Las piras en la plaza pública ahora cuentan con altavoz digital. Eso es, de nuevo, lo que ha sucedido en el caso de Dani Alves. Un sujeto que, dicho de paso, me despierta la misma simpatía que cualquiera de los nuevos inquisidores, esos que muestran una oscura aversión a los tribunales de justicia y exhiben su arrogante pretensión de hacer de la arbitrariedad y del prejuicio normas supremas. Pero esto no va de simpatías o antipatías sobre el justiciable de turno, sino de la valoración de pruebas que corresponde necesariamente a jueces y magistrados (juezas, en este caso, a pesar de la matraca de la “justicia patriarcal” a la que siguen aferrados los prebostes de la secta), en un complejo sistema de garantías procesales que debe impedir la conculcación de los derechos fundamentales de las personas.

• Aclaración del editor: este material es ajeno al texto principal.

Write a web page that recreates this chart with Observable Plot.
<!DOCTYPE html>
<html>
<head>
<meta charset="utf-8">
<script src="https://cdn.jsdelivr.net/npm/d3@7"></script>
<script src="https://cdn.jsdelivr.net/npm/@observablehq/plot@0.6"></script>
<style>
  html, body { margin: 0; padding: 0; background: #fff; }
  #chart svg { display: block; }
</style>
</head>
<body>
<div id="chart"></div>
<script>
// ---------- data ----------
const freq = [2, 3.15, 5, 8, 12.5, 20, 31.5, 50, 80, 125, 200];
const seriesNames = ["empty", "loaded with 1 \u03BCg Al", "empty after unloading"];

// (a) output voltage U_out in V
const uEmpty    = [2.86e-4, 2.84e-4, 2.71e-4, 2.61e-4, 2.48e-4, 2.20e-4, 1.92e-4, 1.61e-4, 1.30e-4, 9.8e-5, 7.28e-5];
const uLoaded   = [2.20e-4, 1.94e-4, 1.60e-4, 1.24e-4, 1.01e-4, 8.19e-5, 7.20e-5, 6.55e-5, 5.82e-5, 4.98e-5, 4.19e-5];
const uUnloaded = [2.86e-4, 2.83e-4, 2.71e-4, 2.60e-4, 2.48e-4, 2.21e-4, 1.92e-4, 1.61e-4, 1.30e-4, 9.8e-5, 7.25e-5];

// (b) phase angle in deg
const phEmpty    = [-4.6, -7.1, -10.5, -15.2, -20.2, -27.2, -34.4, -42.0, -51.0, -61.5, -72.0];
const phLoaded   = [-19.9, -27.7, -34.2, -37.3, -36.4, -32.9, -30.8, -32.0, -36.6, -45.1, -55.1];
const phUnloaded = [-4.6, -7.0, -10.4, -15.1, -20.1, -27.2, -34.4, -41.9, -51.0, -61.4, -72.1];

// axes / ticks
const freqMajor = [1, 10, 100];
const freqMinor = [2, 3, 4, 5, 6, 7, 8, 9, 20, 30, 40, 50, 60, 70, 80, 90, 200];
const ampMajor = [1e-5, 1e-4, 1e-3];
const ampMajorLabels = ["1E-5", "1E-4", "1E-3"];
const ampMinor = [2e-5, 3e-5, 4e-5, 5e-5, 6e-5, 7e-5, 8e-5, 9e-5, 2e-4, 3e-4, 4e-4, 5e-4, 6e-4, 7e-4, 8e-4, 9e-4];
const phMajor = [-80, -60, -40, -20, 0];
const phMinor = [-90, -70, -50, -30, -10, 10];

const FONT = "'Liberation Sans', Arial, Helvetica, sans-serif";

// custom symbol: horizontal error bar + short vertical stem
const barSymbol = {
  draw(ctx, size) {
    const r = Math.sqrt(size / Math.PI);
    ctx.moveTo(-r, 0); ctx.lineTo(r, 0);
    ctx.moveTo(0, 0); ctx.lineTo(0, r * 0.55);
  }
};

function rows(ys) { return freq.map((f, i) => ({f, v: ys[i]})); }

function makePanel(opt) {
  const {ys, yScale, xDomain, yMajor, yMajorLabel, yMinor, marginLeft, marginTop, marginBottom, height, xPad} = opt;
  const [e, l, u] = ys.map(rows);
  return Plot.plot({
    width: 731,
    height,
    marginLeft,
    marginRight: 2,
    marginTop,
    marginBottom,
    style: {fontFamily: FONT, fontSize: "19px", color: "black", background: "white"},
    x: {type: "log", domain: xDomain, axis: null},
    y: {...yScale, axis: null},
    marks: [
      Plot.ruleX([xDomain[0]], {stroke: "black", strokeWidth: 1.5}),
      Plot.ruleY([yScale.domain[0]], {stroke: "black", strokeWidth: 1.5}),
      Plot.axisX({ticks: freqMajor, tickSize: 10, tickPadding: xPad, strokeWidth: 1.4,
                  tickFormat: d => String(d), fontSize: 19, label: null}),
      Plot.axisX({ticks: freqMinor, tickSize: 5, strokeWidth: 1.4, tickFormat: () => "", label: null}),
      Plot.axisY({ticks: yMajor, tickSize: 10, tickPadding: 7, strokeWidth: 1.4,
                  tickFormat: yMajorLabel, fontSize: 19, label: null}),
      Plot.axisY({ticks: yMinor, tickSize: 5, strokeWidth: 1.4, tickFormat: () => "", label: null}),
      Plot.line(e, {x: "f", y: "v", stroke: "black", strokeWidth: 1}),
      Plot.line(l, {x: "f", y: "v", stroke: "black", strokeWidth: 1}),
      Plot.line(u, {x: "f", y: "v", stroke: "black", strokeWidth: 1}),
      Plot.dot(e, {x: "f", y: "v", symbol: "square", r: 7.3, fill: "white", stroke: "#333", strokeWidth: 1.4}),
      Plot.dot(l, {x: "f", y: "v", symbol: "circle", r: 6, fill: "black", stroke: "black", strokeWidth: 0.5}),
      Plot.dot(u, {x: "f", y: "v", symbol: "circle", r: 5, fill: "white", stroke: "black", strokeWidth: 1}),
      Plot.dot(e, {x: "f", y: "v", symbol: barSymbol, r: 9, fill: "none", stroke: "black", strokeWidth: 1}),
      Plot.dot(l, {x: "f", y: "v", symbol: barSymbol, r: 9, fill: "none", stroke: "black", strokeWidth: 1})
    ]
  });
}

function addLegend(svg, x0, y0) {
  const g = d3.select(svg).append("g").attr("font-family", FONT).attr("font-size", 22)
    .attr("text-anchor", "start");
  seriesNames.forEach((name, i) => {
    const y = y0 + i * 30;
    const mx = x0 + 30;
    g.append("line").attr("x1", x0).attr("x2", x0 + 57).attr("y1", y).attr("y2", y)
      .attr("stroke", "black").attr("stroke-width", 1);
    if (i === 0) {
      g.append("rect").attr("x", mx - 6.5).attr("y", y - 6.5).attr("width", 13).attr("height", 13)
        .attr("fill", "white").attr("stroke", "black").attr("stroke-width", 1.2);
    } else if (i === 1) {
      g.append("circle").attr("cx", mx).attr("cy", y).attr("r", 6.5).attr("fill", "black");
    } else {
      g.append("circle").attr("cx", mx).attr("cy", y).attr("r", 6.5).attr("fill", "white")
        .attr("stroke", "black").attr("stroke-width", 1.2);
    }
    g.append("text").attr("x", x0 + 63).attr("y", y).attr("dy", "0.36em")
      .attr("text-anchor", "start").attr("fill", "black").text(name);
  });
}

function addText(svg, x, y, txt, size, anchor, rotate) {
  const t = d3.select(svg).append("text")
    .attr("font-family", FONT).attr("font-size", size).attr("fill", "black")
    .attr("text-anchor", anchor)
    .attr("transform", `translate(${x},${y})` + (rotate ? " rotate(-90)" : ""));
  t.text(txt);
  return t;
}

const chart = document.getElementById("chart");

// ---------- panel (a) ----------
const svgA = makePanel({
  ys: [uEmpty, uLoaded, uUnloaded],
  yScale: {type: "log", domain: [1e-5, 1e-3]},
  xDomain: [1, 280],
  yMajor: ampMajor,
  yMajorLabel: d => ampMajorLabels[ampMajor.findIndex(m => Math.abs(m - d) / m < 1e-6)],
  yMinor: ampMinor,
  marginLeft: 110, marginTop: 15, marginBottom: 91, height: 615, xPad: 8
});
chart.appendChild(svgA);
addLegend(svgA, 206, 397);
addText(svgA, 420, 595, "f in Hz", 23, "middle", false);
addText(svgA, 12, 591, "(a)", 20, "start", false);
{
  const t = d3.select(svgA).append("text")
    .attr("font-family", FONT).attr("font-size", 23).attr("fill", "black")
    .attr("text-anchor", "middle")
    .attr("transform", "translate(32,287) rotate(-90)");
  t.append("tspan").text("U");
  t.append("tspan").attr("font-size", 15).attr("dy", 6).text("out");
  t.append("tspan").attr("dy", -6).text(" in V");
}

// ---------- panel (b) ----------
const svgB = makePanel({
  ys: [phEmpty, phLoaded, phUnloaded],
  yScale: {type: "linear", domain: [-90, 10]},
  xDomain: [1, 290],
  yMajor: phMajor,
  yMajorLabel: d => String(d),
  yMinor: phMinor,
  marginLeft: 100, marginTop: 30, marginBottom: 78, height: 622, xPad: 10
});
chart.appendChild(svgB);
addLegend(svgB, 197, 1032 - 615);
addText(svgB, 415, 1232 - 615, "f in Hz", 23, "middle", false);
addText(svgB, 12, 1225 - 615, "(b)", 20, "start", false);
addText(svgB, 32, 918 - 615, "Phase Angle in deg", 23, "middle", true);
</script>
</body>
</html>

Esta ha sido y sigue siendo la mejor forma para proteger también a las víctimas: la de un derecho penal garantista en el que la presunción de inocencia, al contrario de lo que María Jesús Montero pregona en un ejercicio clamorosamente antidemocrático, no es un estorbo, sino el pilar más esencial de una sociedad democrática. La fórmula de Blackstone: “Es mejor que diez personas culpables escapen a que una inocente sufra”.

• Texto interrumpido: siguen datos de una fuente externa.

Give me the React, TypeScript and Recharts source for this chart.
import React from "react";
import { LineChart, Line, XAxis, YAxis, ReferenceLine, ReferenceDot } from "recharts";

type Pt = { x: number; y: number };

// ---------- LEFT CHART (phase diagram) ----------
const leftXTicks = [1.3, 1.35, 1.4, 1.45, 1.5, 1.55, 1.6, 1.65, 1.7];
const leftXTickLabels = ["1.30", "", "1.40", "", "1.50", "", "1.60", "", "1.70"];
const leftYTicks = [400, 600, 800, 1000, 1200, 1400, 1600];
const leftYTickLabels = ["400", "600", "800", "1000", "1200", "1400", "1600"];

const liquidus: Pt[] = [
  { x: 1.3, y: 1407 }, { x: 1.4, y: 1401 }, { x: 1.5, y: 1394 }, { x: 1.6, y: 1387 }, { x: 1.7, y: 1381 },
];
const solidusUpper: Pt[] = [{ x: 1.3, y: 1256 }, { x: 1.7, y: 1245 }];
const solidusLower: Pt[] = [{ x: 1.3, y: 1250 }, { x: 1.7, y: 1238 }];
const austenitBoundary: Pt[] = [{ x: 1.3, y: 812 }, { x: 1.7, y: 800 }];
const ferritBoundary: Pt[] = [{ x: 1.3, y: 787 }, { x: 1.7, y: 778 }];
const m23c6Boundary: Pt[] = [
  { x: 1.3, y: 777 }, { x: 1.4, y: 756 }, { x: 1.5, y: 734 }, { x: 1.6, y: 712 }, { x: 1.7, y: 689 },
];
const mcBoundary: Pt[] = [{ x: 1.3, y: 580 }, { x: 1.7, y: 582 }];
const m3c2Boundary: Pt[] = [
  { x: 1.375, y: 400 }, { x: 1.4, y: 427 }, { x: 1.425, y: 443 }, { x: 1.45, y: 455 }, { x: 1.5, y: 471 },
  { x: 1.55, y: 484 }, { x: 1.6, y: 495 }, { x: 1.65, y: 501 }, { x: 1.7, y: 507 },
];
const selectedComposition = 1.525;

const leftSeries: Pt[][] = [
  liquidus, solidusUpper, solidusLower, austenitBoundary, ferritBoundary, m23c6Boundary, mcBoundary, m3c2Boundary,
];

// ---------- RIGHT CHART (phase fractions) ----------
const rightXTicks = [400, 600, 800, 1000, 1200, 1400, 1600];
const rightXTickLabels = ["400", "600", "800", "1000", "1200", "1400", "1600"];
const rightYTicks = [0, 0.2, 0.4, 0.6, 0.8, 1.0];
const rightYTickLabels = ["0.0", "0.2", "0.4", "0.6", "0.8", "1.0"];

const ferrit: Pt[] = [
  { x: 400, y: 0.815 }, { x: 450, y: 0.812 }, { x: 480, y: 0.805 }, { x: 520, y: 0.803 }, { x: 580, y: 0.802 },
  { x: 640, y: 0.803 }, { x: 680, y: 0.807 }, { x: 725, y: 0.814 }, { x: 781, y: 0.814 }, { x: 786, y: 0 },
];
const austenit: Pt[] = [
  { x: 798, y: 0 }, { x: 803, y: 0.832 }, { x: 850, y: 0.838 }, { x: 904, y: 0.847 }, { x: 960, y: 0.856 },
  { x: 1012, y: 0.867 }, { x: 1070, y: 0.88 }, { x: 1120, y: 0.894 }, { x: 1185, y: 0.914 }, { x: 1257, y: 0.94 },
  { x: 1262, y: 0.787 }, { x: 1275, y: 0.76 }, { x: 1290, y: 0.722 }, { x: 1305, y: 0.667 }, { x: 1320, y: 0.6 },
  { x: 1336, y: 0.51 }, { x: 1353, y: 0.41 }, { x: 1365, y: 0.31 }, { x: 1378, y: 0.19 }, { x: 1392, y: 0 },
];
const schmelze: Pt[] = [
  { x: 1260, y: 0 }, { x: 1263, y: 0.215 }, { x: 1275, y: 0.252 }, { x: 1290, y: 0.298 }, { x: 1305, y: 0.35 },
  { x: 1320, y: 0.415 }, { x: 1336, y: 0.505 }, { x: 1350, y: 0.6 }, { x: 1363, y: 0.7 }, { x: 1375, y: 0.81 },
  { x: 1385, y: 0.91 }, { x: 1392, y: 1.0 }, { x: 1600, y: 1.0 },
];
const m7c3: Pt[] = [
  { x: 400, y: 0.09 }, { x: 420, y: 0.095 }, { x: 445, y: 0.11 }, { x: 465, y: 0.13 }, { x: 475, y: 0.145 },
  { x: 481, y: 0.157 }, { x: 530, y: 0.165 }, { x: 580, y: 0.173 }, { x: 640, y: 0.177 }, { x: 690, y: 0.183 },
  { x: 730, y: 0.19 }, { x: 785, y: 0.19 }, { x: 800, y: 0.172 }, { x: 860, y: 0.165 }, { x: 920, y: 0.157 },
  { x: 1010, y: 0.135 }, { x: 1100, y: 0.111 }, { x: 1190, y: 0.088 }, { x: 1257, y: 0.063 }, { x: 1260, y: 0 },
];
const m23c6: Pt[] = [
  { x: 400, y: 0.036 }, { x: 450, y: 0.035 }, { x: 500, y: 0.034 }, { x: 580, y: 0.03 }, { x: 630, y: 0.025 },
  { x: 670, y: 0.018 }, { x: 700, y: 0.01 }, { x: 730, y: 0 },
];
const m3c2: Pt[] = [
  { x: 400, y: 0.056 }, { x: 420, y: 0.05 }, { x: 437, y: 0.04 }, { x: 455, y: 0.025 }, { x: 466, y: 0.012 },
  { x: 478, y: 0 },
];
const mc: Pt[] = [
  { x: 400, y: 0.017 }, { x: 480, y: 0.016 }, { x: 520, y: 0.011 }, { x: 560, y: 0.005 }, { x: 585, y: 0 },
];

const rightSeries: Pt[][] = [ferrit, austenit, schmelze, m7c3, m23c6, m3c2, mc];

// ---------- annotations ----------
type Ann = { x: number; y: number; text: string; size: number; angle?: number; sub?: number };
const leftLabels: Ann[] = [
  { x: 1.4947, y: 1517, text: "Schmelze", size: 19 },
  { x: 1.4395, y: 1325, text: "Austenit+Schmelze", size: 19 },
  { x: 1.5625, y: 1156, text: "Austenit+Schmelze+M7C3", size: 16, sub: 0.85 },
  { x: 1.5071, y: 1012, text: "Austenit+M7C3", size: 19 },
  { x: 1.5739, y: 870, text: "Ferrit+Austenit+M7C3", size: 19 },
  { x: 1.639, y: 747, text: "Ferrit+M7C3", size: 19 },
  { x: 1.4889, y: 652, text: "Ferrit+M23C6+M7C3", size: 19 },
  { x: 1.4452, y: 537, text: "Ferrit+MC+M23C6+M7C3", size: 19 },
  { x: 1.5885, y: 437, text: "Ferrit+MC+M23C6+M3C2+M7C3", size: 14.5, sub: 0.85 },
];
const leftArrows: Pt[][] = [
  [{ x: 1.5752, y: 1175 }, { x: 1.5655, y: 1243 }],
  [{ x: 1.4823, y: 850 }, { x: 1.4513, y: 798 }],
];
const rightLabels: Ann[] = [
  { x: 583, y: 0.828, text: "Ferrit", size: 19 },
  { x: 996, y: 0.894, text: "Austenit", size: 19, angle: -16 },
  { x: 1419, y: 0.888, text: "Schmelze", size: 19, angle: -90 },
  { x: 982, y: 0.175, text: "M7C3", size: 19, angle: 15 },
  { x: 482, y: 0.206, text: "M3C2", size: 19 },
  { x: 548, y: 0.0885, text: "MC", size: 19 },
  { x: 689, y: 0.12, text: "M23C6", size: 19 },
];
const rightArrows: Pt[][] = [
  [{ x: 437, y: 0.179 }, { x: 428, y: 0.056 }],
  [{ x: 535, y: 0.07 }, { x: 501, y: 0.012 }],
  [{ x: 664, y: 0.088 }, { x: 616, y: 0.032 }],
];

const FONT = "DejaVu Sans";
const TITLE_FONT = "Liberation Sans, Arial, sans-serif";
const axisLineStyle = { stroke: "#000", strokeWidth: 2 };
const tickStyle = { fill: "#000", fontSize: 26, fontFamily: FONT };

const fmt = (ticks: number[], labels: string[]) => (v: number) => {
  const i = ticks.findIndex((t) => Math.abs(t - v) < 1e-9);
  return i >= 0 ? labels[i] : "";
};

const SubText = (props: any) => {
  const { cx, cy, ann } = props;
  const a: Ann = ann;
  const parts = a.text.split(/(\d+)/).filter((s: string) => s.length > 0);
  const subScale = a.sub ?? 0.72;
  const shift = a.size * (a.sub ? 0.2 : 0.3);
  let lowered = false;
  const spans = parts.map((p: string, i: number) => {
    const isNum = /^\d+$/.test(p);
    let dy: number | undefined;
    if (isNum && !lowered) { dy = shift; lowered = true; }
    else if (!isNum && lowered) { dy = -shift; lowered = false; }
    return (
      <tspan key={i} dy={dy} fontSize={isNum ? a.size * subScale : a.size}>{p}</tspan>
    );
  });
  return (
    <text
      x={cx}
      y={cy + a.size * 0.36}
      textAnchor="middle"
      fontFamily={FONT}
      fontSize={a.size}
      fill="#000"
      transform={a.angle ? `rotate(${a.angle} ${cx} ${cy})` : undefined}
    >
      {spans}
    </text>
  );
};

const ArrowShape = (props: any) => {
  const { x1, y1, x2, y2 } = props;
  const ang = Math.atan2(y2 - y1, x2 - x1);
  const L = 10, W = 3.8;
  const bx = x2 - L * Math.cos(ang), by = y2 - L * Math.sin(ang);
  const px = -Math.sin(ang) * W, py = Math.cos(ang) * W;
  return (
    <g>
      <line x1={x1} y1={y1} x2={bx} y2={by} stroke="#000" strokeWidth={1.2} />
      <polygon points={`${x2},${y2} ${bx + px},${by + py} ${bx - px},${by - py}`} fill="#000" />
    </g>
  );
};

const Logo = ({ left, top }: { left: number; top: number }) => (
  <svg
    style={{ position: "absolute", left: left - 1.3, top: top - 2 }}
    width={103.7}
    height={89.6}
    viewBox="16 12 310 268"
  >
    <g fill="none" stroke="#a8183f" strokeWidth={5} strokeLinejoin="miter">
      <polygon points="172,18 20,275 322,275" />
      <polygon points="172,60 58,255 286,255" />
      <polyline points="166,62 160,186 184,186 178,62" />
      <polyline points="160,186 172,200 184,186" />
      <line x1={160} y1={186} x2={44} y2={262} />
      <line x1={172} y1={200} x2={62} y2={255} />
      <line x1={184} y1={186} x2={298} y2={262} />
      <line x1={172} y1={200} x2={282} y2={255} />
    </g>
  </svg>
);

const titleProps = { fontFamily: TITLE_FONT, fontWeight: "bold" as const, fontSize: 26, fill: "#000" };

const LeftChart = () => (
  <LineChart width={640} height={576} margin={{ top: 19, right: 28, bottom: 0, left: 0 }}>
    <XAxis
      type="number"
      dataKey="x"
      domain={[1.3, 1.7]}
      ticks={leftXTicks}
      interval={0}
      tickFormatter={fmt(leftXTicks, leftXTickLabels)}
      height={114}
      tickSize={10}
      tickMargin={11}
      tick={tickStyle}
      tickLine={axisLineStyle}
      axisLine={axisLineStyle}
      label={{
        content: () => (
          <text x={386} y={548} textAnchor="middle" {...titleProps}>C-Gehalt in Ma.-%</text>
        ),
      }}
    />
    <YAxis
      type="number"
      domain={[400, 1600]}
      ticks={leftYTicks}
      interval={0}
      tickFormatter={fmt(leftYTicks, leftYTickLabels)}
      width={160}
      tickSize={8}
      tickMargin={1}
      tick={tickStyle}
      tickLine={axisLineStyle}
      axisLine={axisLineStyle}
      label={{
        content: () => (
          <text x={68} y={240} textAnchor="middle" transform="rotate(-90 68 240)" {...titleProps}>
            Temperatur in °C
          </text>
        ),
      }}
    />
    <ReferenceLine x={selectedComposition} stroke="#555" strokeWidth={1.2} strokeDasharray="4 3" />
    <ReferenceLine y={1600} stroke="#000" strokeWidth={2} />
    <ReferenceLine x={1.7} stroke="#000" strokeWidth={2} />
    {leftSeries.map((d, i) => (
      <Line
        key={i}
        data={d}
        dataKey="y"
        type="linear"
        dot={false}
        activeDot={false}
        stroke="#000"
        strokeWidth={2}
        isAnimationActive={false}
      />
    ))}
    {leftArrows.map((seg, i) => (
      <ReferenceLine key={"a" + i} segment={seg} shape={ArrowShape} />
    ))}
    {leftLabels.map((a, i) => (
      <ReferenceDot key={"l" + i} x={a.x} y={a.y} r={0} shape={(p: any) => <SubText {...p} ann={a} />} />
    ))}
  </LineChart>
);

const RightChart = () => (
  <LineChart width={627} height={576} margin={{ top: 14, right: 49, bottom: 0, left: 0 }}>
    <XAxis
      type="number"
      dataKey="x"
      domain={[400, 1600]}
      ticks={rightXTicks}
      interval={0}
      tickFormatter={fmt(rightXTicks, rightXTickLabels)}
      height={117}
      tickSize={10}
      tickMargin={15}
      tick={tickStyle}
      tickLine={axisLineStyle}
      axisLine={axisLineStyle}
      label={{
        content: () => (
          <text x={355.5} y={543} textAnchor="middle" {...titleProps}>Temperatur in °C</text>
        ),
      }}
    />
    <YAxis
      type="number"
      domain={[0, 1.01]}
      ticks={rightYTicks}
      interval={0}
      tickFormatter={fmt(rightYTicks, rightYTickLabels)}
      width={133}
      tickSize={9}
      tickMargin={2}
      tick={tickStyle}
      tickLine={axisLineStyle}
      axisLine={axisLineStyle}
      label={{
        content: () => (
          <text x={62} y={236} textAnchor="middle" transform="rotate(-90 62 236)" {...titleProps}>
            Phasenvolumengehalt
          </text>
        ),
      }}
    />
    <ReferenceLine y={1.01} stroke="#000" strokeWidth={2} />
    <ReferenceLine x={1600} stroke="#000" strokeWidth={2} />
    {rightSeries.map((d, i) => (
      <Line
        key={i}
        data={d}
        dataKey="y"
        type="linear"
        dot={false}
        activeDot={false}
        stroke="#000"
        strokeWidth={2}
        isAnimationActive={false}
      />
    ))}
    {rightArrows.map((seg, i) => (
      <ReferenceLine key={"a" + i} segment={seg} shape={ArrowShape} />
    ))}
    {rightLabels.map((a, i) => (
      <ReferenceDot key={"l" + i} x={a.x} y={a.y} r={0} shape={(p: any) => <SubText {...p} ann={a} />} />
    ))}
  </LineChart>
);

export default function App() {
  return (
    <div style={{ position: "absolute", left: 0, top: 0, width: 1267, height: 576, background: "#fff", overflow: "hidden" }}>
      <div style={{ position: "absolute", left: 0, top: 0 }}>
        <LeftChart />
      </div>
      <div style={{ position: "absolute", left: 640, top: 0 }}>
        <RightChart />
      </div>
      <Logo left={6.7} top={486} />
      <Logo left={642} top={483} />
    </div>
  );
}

Si, como pretenden María Jesús e Irene Montero, el entierro de William Blackstone termina por producirse y se procura su sustitución por los linchamientos inquisitoriales que auspician las diversas jaurías identitarias, quedará definitivamente abierta la sima del despotismo y la violencia. La imposibilidad de condenar a una persona cuando exista una prueba endeble e incompleta que no permita ir más allá de cualquier duda razonable será sustituida por unos tribunales (neo)inquisitoriales por los que abogan todas las sectas identitarias de moda -la de género hoy; mañana, quizás, esa otra que apunta al origen y la nacionalidad del justiciable, como anhelan fundamentalistas de signo contrario pero idéntico fervor autoritario-. Tribunales que dictarán resoluciones contrarias a las garantías de una sociedad democrática, institucionalizando las pasiones intestinas y las peores pulsiones tribales del ser humano. A mitad de camino entre el medievo y el fascismo. Jaurías.